WHERE ... WHERE ROWNUM <= :ROWNUM_1

Issue #1652 resolved
Former user created an issue

Using SQlAlchemy 0.5.6 with cx_oracle, if I make a query like this (from Pylons):

items = session.query(Item).filter(Item.type=='A').limit(11).all()

The generated SQL looks something like this:

... WHERE type = :type_1 WHERE ROWNUM <= :ROWNUM_1 ...

I'd expect the ROWNUM <= :ROWNUM_1 clause to be with the rest of the other clauses.

Note: You must have a filter of some sort in addition to limit / offset.

Comments (7)

  1. Mike Bayer repo owner

    Here's an example of what it produces:

    from sqlalchemy import *
    from sqlalchemy.orm import *
    from sqlalchemy.ext.declarative import declarative_base
    
    Base = declarative_base()
    
    class Item(Base):
        __tablename__ = 'items'
    
        id = Column(Integer, primary_key=True)
        type=Column(String(50))
    
    session = create_session()
    
    q = session.query(Item).filter(Item.type=='A').limit(11)
    
    oracle_dialect = create_engine('oracle://').dialect
    print q.statement.compile(dialect=oracle_dialect)
    

    produces:

    SELECT id, type 
    FROM (SELECT items.id AS id, items.type AS type 
    FROM items 
    WHERE items.type = :type_1) 
    WHERE ROWNUM <= :ROWNUM_1
    

    The rationale for this application of LIMIT can be found at http://www.oracle.com/technology/oramag/oracle/06-sep/o56asktom.html .

    ROWNUM needs to be outside of the inner query so that predicates like ORDER BY, GROUP BY, HAVING, etc. work correctly - these are all evaluated after ROWNUM. If you don't specify ORDER BY or any of those other predicates, then technically you don't need the subquery. But usually it doesn't make sense to LIMIT a query without sorting.

    The only case though is when attempting to limit a result when it is known that the total number of rows should be exactly one - where SQLA's ORM does this in the first() and one() methods. In those cases, I can see a potential argument for, well if there's no ORDER BY, GROUP BY, etc. and we expect the total result to be only one row, the subquery can be skipped - but the ORM would then have to pass some kind of hint down to the SQL compiler and its not really clear if this one case really merits that extra complexity - since if its a one row result the usage of a derived selectable shouldn't be expensive at all.

  2. Former user Account Deleted

    Thanks for the reply and analysis. I see the closing parentheses now. You are correct about putting ROWNUM outside of the inner query.

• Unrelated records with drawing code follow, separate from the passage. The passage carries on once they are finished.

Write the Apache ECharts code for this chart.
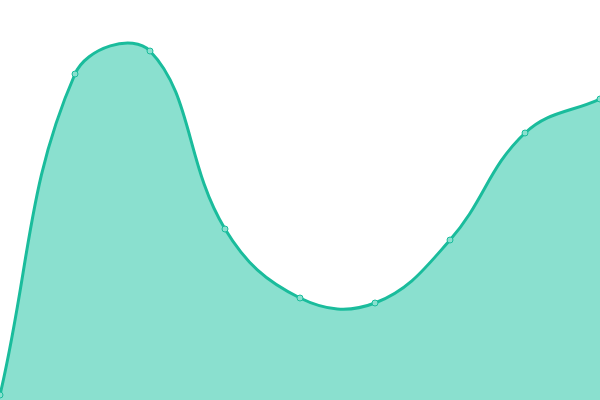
<!DOCTYPE html>
<html><head><meta charset="utf-8">
<script src="https://cdn.jsdelivr.net/npm/echarts@6/dist/echarts.min.js"></script>
<style>html,body{margin:0;padding:0;background:#fff}#c{width:600px;height:400px}</style>
</head><body><div id="c"></div>
<script>
const categories = ['A','B','C','D','E','F','G','H','I'];
const values = [5, 326, 349, 171, 102, 97, 160, 267, 301];
const TENSION = 0.4;

function controlPoints(prev, cur, next, t) {
  const d01 = Math.hypot(cur[0] - prev[0], cur[1] - prev[1]);
  const d12 = Math.hypot(next[0] - cur[0], next[1] - cur[1]);
  let s01 = d01 / (d01 + d12), s12 = d12 / (d01 + d12);
  if (isNaN(s01)) s01 = 0;
  if (isNaN(s12)) s12 = 0;
  const fa = t * s01, fb = t * s12;
  return {
    p: [cur[0] - fa * (next[0] - prev[0]), cur[1] - fa * (next[1] - prev[1])],
    n: [cur[0] + fb * (next[0] - prev[0]), cur[1] + fb * (next[1] - prev[1])]
  };
}

function renderCurve(params, api) {
  if (params.dataIndex !== 0) return null;
  const cs = params.coordSys;
  const clampX = v => Math.max(cs.x, Math.min(cs.x + cs.width, v));
  const clampY = v => Math.max(cs.y, Math.min(cs.y + cs.height, v));
  const pts = values.map((v, i) => api.coord([i, v]));
  const n = pts.length;
  const cp = pts.map((p, i) => {
    const c = controlPoints(pts[Math.max(0, i - 1)], p, pts[Math.min(n - 1, i + 1)], TENSION);
    return {p: [clampX(c.p[0]), clampY(c.p[1])], n: [clampX(c.n[0]), clampY(c.n[1])]};
  });
  let d = 'M' + pts[0][0] + ' ' + pts[0][1];
  for (let i = 1; i < n; i++) {
    d += ' C' + cp[i - 1].n[0] + ' ' + cp[i - 1].n[1] + ' ' + cp[i].p[0] + ' ' + cp[i].p[1] + ' ' + pts[i][0] + ' ' + pts[i][1];
  }
  const base = api.coord([0, 0])[1];
  const area = d + ' L' + pts[n - 1][0] + ' ' + base + ' L' + pts[0][0] + ' ' + base + ' Z';
  return {
    type: 'group',
    children: [
      {type: 'path', shape: {pathData: area}, style: {fill: '#8ae0cf', stroke: null}},
      {type: 'path', shape: {pathData: d}, style: {fill: null, stroke: '#1abc9c', lineWidth: 3}}
    ]
  };
}

const chart = echarts.init(document.getElementById('c'));
chart.setOption({
  animation: false,
  grid: {left: 0, right: 0, top: 0, bottom: 0},
  xAxis: {type: 'category', data: categories, boundaryGap: false, show: false},
  yAxis: {type: 'value', min: 0, max: 400, show: false},
  series: [{
    type: 'custom',
    data: values.map((v, i) => [i, v]),
    renderItem: renderCurve,
    clip: false,
    z: 1
  }, {
    type: 'scatter',
    data: values,
    symbol: 'circle',
    symbolSize: 6,
    itemStyle: {color: '#8ae0cf', borderColor: '#1abc9c', borderWidth: 1, opacity: 1},
    z: 3
  }]
});
</script></body></html>
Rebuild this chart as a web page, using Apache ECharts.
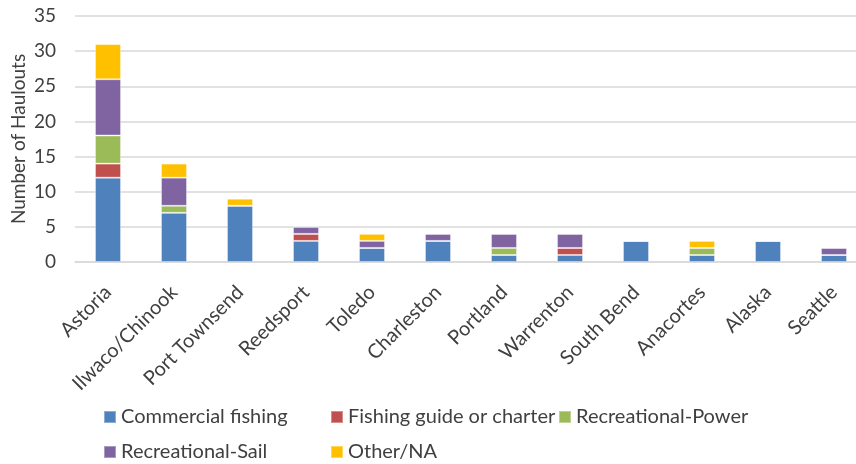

    However, I am still seeing the same behavior. I am engaging our DBA to see what about the two different queries should give different results.

  3. Mike Bayer repo owner

    if you are seeing a query with two WHERE's and no parenthesis, would need to see how you are generating that. that would be a bug if the expression constructs are generating that.

  4. Former user Account Deleted

    It appears that the queries are perfectly good. The database should be producing the right results. I'm going to try some more debugging to see where the rows get lost.

  5. Former user Account Deleted

    I've identified where the statement is actually executed. It appears that it's not throwing any errors, although the query is never sent to the database. There is something wrong with cx_Oracle. I'll engage them for help.

    I can't identify any problems with the SQLAlchemy code. Everything is working exactly as designed. You can go ahead and resolve this.